Tactical business analysis starts when the organization initiates a project or initiative that will result in change for some subset of the organization. The purpose of tactical business analysis is effective communication between those affected by the change (typically the business community) and those responsible for instigating the change (typically the IT group). When and where this communication takes place and how you express the results depends on the System Development Methodology (SDM) the project follows.
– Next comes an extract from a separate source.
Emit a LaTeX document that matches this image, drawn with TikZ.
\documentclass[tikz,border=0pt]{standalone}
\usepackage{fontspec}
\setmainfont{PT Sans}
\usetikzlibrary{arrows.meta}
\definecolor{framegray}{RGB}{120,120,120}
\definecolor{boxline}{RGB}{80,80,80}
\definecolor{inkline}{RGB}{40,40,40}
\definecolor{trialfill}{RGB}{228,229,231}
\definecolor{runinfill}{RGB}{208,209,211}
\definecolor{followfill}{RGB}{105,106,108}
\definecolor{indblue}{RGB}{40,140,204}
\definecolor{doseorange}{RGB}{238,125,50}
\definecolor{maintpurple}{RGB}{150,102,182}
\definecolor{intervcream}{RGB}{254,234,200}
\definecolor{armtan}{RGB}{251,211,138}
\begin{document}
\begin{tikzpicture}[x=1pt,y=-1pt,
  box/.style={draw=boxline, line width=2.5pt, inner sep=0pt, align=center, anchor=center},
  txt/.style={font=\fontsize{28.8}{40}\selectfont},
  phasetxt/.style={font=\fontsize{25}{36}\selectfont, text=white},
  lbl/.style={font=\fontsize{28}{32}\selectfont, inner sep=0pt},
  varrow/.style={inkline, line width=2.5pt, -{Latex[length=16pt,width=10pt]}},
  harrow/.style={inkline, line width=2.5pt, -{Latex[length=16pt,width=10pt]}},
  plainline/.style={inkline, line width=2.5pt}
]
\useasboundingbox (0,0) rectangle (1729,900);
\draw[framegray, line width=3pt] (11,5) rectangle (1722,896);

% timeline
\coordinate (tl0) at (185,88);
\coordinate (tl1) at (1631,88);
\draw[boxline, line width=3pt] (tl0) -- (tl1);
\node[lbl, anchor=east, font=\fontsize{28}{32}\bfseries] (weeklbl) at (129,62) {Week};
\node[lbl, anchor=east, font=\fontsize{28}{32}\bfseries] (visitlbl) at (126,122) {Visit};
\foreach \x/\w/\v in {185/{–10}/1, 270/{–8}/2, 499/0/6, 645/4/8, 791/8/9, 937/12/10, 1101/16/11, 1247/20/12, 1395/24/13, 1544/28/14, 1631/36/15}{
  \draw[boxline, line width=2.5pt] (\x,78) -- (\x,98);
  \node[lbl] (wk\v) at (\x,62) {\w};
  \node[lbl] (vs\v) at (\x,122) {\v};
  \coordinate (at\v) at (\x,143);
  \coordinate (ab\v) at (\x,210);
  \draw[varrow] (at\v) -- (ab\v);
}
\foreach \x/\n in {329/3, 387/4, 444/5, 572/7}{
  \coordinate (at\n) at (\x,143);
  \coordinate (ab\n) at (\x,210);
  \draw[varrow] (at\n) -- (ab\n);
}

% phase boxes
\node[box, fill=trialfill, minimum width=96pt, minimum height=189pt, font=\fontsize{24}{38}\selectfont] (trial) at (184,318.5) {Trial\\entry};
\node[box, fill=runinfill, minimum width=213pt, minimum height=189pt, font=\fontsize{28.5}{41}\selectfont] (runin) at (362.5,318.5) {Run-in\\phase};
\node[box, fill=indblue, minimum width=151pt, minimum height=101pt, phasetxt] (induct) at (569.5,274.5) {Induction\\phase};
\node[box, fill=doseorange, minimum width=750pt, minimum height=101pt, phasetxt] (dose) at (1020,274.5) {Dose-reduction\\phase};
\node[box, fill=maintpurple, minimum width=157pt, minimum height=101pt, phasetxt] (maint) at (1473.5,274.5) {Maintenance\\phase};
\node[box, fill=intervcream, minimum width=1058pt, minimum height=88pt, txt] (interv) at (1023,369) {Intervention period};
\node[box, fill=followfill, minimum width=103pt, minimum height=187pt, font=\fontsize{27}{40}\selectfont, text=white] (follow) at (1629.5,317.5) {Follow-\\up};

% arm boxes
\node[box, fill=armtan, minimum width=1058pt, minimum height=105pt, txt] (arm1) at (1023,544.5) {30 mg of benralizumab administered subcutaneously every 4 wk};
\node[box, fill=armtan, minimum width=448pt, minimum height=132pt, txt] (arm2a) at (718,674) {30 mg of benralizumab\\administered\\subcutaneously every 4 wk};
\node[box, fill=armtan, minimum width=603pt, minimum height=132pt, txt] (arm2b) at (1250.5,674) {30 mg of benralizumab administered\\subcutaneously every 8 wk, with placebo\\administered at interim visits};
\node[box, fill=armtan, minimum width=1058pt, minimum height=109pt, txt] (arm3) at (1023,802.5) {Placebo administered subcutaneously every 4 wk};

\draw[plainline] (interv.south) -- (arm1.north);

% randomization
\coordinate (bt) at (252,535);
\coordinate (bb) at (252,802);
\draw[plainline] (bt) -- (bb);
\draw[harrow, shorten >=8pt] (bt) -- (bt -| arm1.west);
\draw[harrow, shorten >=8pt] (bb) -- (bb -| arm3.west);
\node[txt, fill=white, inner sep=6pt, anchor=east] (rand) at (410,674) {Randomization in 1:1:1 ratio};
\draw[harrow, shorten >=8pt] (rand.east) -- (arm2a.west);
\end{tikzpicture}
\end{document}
The table below illustrates the impact that the chosen SDM will have on your tactical business analysis process.
|Waterfall SDM||Iterative SDM (RUP)||Agile SDM|
|When||During the Analysis Phase of the project and while assessing each change request||During the Analysis Phase of the initial iteration and during the analysis stage of each iteration||On-going, especially during Release Planning, Iteration or Sprint Planning, and during User Story Elaboration meetings|
|Where||Ideally at the SME’s workplace||Ideally at the SME’s workplace||In the project team room for co-located teams, via video conferencing for distributed teams|
|Results||Expressed in refined Business and Stakeholder Requirements which are maintained in a Requirements Definition Document||Expressed in User and System Requirements which are maintained in a Requirements Repository||Expressed in User Story Epics, User Stories, and Work Items maintained in appropriate Product, Release, Iteration and Team Backlogs|
Fundamentally, the choice of SDM does not change what tactical business analysis is and which techniques fulfill its purpose.
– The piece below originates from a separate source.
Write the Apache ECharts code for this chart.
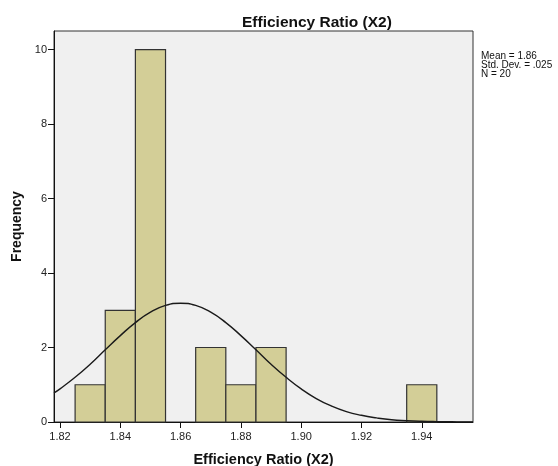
<!DOCTYPE html>
<html>
<head>
<meta charset="utf-8">
<script src="https://cdn.jsdelivr.net/npm/echarts@6/dist/echarts.min.js"></script>
<style>
  html, body { margin: 0; padding: 0; background: #ffffff; }
  #chart { width: 558px; height: 466px; }
</style>
</head>
<body>
<div id="chart"></div>
<script>
// Histogram bins (lower edge, upper edge) and their counts
const binStart = [1.825, 1.835, 1.845, 1.865, 1.875, 1.885, 1.935];
const binEnd   = [1.835, 1.845, 1.855, 1.875, 1.885, 1.895, 1.945];
const counts   = [1, 3, 10, 2, 1, 2, 1];

// Fitted normal curve, sampled along the axis
const curveX = [1.818, 1.820, 1.825, 1.830, 1.835, 1.840, 1.845, 1.850, 1.855, 1.860,
                1.865, 1.870, 1.875, 1.880, 1.885, 1.890, 1.895, 1.900, 1.905, 1.910,
                1.915, 1.920, 1.925, 1.930, 1.935, 1.940, 1.945, 1.950, 1.955, 1.957];
const curveY = [0.78, 0.89, 1.20, 1.55, 1.94, 2.32, 2.67, 2.95, 3.13, 3.19,
                3.13, 2.95, 2.67, 2.32, 1.94, 1.55, 1.20, 0.89, 0.63, 0.43,
                0.28, 0.18, 0.11, 0.06, 0.035, 0.019, 0.010, 0.005, 0.002, 0.002];

// Axis tick labels
const xTicks = [1.82, 1.84, 1.86, 1.88, 1.90, 1.92, 1.94];
const yTicks = [0, 2, 4, 6, 8, 10];

const statLines = ['Mean = 1.86', 'Std. Dev. = .025', 'N = 20'];
const chartTitle = 'Efficiency Ratio (X2)';
const xName = 'Efficiency Ratio (X2)';
const yName = 'Frequency';

const bins = binStart.map((s, i) => [s, binEnd[i], counts[i]]);
const curve = curveX.map((x, i) => [x, curveY[i]]);

const FONT = '"Liberation Sans", Arial, sans-serif';

const chart = echarts.init(document.getElementById('chart'), null, { renderer: 'canvas' });
chart.setOption({
  animation: false,
  backgroundColor: '#ffffff',
  title: {
    text: chartTitle,
    left: 237,
    top: 10,
    textStyle: { fontFamily: FONT, fontSize: 15.5, fontWeight: 'bold', color: '#111' }
  },
  graphic: [{
    type: 'text',
    left: 481,
    top: 51,
    style: {
      text: statLines.join('\n'),
      font: '10px ' + FONT,
      lineHeight: 9,
      fill: '#111'
    }
  }],
  grid: {
    left: 54, right: 85, top: 31, bottom: 44,
    outerBoundsMode: 'none',
    containLabel: false,
    show: true,
    backgroundColor: '#f0f0f0',
    borderColor: '#333',
    borderWidth: 1
  },
  xAxis: {
    type: 'value',
    min: 1.818,
    max: 1.957,
    name: xName,
    nameLocation: 'middle',
    nameGap: 30,
    nameTextStyle: { fontFamily: FONT, fontSize: 14.5, fontWeight: 'bold', color: '#111' },
    axisLine: { show: true, lineStyle: { color: '#111', width: 1 } },
    axisTick: { show: true, customValues: xTicks, length: 6, lineStyle: { color: '#111' } },
    axisLabel: {
      customValues: xTicks,
      formatter: v => v.toFixed(2),
      margin: 9,
      fontFamily: FONT, fontSize: 11, color: '#222'
    },
    splitLine: { show: false }
  },
  yAxis: {
    type: 'value',
    min: 0,
    max: 10.5,
    name: yName,
    nameLocation: 'middle',
    nameGap: 30,
    nameRotate: 90,
    nameTextStyle: { fontFamily: FONT, fontSize: 14, fontWeight: 'bold', color: '#111' },
    axisLine: { show: true, lineStyle: { color: '#111', width: 1 } },
    axisTick: { show: true, customValues: yTicks, length: 6, lineStyle: { color: '#111' } },
    axisLabel: {
      customValues: yTicks,
      margin: 7,
      fontFamily: FONT, fontSize: 11, color: '#222'
    },
    splitLine: { show: false }
  },
  series: [
    {
      type: 'custom',
      data: bins,
      encode: { x: [0, 1], y: 2 },
      z: 2,
      renderItem: function (params, api) {
        const top = api.coord([api.value(0), api.value(2)]);
        const base = api.coord([api.value(1), 0]);
        return {
          type: 'rect',
          shape: { x: top[0], y: top[1], width: base[0] - top[0], height: base[1] - top[1] },
          style: { fill: '#d3ce97', stroke: '#333', lineWidth: 1.2 }
        };
      }
    },
    {
      type: 'line',
      data: curve,
      smooth: true,
      showSymbol: false,
      symbol: 'none',
      z: 3,
      lineStyle: { color: '#1a1a1a', width: 1.4 }
    }
  ]
});
</script>
</body>
</html>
Regardless of the Chosen SDM, You Need To:
- Understand business goals, objectives, strategies, and the business requirements that drive the project
- Enforce the project vision and scope
- Identify and maintain contact with a wide range of project stakeholders
- Express business needs in terms appropriate for the chosen SDM
- Interview various stakeholders to capture user stories, epics, and/or individual requirements
- Translate business problems and opportunities into desired project outcomes
- Analyze epics/user stories and/or stakeholder requirements to ensure compliance with business requirements
- Manage and communicate the intent and consequences of epics/user stories and/or stakeholder requirements to the business and technical community
- Use diagrams or models to ensure effective communication between all involved parties at the appropriate level of detail
Tactical Business Analysis in Your Organization
The “Business Analyst” or “Business System Analyst” in many organizations performs tactical business analysis under the generic term “business analysis”. In my opinion, the use of the generic term is insufficient to communicate the scope and intent of the activity and causes confusion. In the absence of a clearly articulated and enforced policy, people with job titles such as “Manager”, “Project Manager”, “Scrum Master”, “Product Owner”, “Product Manager”, “Developer”, “Tester”, and many others actually do business analysis without calling it such.
Since a prime directive for business analysis at any level is clear and concise communication, we at BA-EXPERTS add the differentiator “tactical” to clarify the level of detail and common set of techniques representative of this crucial activity.
The ultimate outcome of tactical business analysis is a result consistent with the evolving business goals and objectives of the organization and all affected stakeholders. Effective execution reduces the time and effort it takes to deliver the result and eliminates unnecessary stress for all involved.